Guest Contributor | Jul 25, 2017 | 0
Lifting asset quotas will boost local infrastructure investment – Eos Capital
Joining a growing chorus of concerned voices, the Executive Chairman of Eos Capital, Mr Johannes !Gawaxab on Tuesday told an investors conference that Namibia’s anticipated allocation from the Southern African Customs Union may be in peril, following the downgrade of the South African sovereign rating.
Amplifying his argument, !Gawaxab said the projected growth for the South African economy for this year was 1.2% before Finance Minister Gordhan was fired. Since that event, the official growth forecast has been reduced to only 0.8% which implies an underperformance of the SACU revenue pool, which in turn, may result in a smaller allocation to Namibia.
On the Namibian fiscal situation, !Gawaxab said “The Namibian Government recently re-prioritised its capital expenditure due to fiscal constraints and the fiscal situation isn’t expected to improve in the short term” alluding to the perceived role of private investors to step in with private equity funding and infrastructure funding.
Quoting Bank of Namibia figures, he said the gap in Namibia for infrastructure finance has grown from N$150 billion in 2014 to close to N$225 billion this year. “Alternative sources of funding of infrastructure have become critical as never before” he added.
Explaining the critical need for infrastructure finance, !Gawaxab said “Infrastructure boosts economic productivity, helps create jobs, improves trade flows and improves the overall competitiveness of countries.”
Driving home the point of using a country’s long-term institutional savings to finance development, he said “Infrastructure investments appeal as investments beyond generating good rental for the use of our savings capital but also deliver a geared economic return from essential sectors such as water, energy, transport and education. Ultimately infrastructure investments improve the capacity of the economy and citizenry to be productive.”
“Studies have shown that poor road, rail and port facilities add between 30% and 40% to the costs of goods traded among African countries. Investment in infrastructure is key in unlocking the growth potential that will attract new investors” he said.
“The time has arrived for us to consider alternative infrastructure funding mechanisms to boost economic growth in Namibia. The GIPF, one of the biggest pension funds in the country, has announced their intention for more focused investing into infrastructure. I want to appeal to other pension funds and long-term insurance players to consider private equity and infrastructure as a requirement for a diversified portfolio” he added.

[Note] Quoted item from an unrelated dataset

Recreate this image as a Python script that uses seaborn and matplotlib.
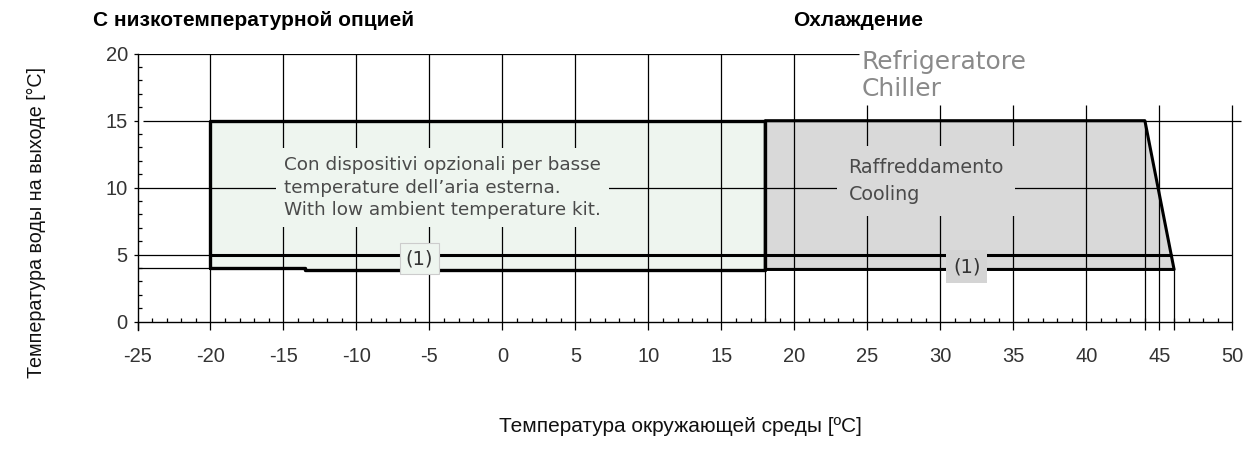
import matplotlib
matplotlib.use("Agg")
import matplotlib.pyplot as plt
from matplotlib.ticker import MultipleLocator
import seaborn as sns

# operating envelope data
low_amb_x = [-20, -20, 18, 18, -13.5, -13.5, -20]
low_amb_y = [4, 15, 15, 3.88, 3.88, 4, 4]
cooling_x = [18, 18, 44, 46, 18]
cooling_y = [3.88, 15, 15, 3.9, 3.9]
limit_x = [-20, 45.8]
limit_y = [5, 5]

x_ticks = list(range(-25, 51, 5))
y_ticks = [0, 5, 10, 15, 20]

sns.set_theme(style="white")
plt.rcParams['font.family'] = ['Liberation Sans', 'DejaVu Sans']
plt.rcParams['axes.unicode_minus'] = False

fig = plt.figure(figsize=(12.49, 4.53), dpi=100)
W, H = 1249, 453
ax = fig.add_axes([137.5 / W, 1 - 321.7 / H, (1242.7 - 137.5) / W, (321.7 - 53.7) / H])
ax.set_xlim(-25, 50.7)
ax.set_ylim(0, 20)

# fills
ax.fill(low_amb_x, low_amb_y, color='#eef5ef', zorder=1, lw=0)
ax.fill(cooling_x, cooling_y, color='#d9d9d9', zorder=1, lw=0)

# grid (hand-drawn look of the original)
glw = 0.9
ax.vlines([x for x in x_ticks if -20 <= x <= 20], 0, 20, color='black', lw=glw, zorder=2)
ax.vlines([25, 30, 35, 40, 45, 50], 0, 16.2, color='black', lw=glw, zorder=2)
ax.vlines([44], -0.6, 15, color='black', lw=glw, zorder=2, clip_on=False)
ax.vlines([46], -0.6, 4, color='black', lw=glw, zorder=2, clip_on=False)
ax.vlines([18], 0, 4, color='black', lw=glw, zorder=2)
ax.hlines([15], -24.6, 50.6, color='black', lw=glw, zorder=2)
ax.hlines([10, 5], -25, 50, color='black', lw=glw, zorder=2)
ax.hlines([4], -25, -20, color='black', lw=glw, zorder=2)
ax.hlines([20], -25, 24.4, color='black', lw=glw, zorder=2)

# envelope outlines
sns.lineplot(x=low_amb_x, y=low_amb_y, sort=False, estimator=None, color='black', lw=2.4, ax=ax, zorder=4)
sns.lineplot(x=cooling_x, y=cooling_y, sort=False, estimator=None, color='black', lw=2.2, ax=ax, zorder=4)
sns.lineplot(x=limit_x, y=limit_y, sort=False, estimator=None, color='black', lw=2.2, ax=ax, zorder=4)

# in-plot texts
txt_font = ['DejaVu Sans']
ax.text(-14.95, 10.0, "Con dispositivi opzionali per basse\ntemperature dell\u2019aria esterna.\nWith low ambient temperature kit.",
        ha='left', va='center', fontsize=13.2, color='#4a4a4a', family=txt_font, linespacing=1.3, zorder=3,
        bbox=dict(boxstyle='square,pad=0.45', fc='#eef5ef', ec='none'))
ax.text(23.7, 10.5, "Raffreddamento\nCooling", ha='left', va='center', fontsize=13.8, color='#4a4a4a',
        family=txt_font, linespacing=1.55, zorder=3,
        bbox=dict(boxstyle='square,pad=0.6', fc='#d9d9d9', ec='none'))
ax.text(24.6, 18.4, "Refrigeratore\nChiller", ha='left', va='center', fontsize=18, color='#8a8a8a',
        family=txt_font, linespacing=1.15, zorder=3)
ax.text(-5.7, 4.7, "(1)", ha='center', va='center', fontsize=14, color='#333333', family=txt_font, zorder=5,
        bbox=dict(boxstyle='square,pad=0.3', fc='#eef5ef', ec='#cccccc', lw=0.8))
ax.text(31.8, 4.1, "(1)", ha='center', va='center', fontsize=14, color='#333333', family=txt_font, zorder=5,
        bbox=dict(boxstyle='square,pad=0.35', fc='#d4d4d4', ec='none'))

# axes styling
for s in ['top', 'right']:
    ax.spines[s].set_visible(False)
ax.spines['bottom'].set_bounds(-25, 50)
ax.spines['left'].set_bounds(-0.6, 20)
for s in ['left', 'bottom']:
    ax.spines[s].set_color('black')
    ax.spines[s].set_linewidth(1.0)
ax.set_xticks(x_ticks)
ax.set_yticks(y_ticks)
ax.xaxis.set_minor_locator(MultipleLocator(1))
ax.yaxis.set_minor_locator(MultipleLocator(1))
ax.tick_params(axis='x', which='major', direction='out', length=6, width=0.9, color='black',
               labelsize=14.5, labelcolor='#333333', pad=12, bottom=True)
ax.tick_params(axis='x', which='minor', direction='in', length=3, width=0.9, color='black', bottom=True)
ax.tick_params(axis='y', which='major', direction='out', length=3, width=0.9, color='black',
               labelsize=14.5, labelcolor='#333333', pad=4, left=True)
ax.tick_params(axis='y', which='minor', direction='in', length=3, width=0.9, color='black', left=True)
ax.grid(False)

# titles and axis labels
fig.text(93 / W, 1 - 20 / H, "С низкотемпературной опцией", fontsize=15, fontweight='bold', color='black',
         ha='left', va='center')
fig.text(793 / W, 1 - 20 / H, "Охлаждение", fontsize=15, fontweight='bold', color='black', ha='left', va='center')
fig.text(36 / W, 1 - 223 / H, "Температура воды на выходе [°C]", rotation=90, fontsize=14.2, color='#111111',
         ha='center', va='center')
fig.text(680 / W, 1 - 427 / H, "Температура окружающей среды [ºC]", fontsize=15, color='#111111',
         ha='center', va='center')

fig.savefig("out.png", dpi=100)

On the asset quotas set for investment managers by the Namibia Financial Institutions Supervisory Authority, he suggested that fund mandates must be liberalised to allow greater investment in specific asset categories saying “Our non-banking financial services regulators should also come to the table to accelerate infrastructure investing by pension funds and long-term insurers by re-visiting the current limits given the liquidity and fiscal challenges experienced by the country.”
The conference was also addressed by the Chief Executive of Eos Capital, Mrs Nicole Maske, the Chief Executive of Phoenix InfraWorks in South Africa, Mr Andrew Johnstone and the Chief Executive of the South African Public Investment Corporation, the SA government’s mega asset manager with R1.9 trillion in assets under management.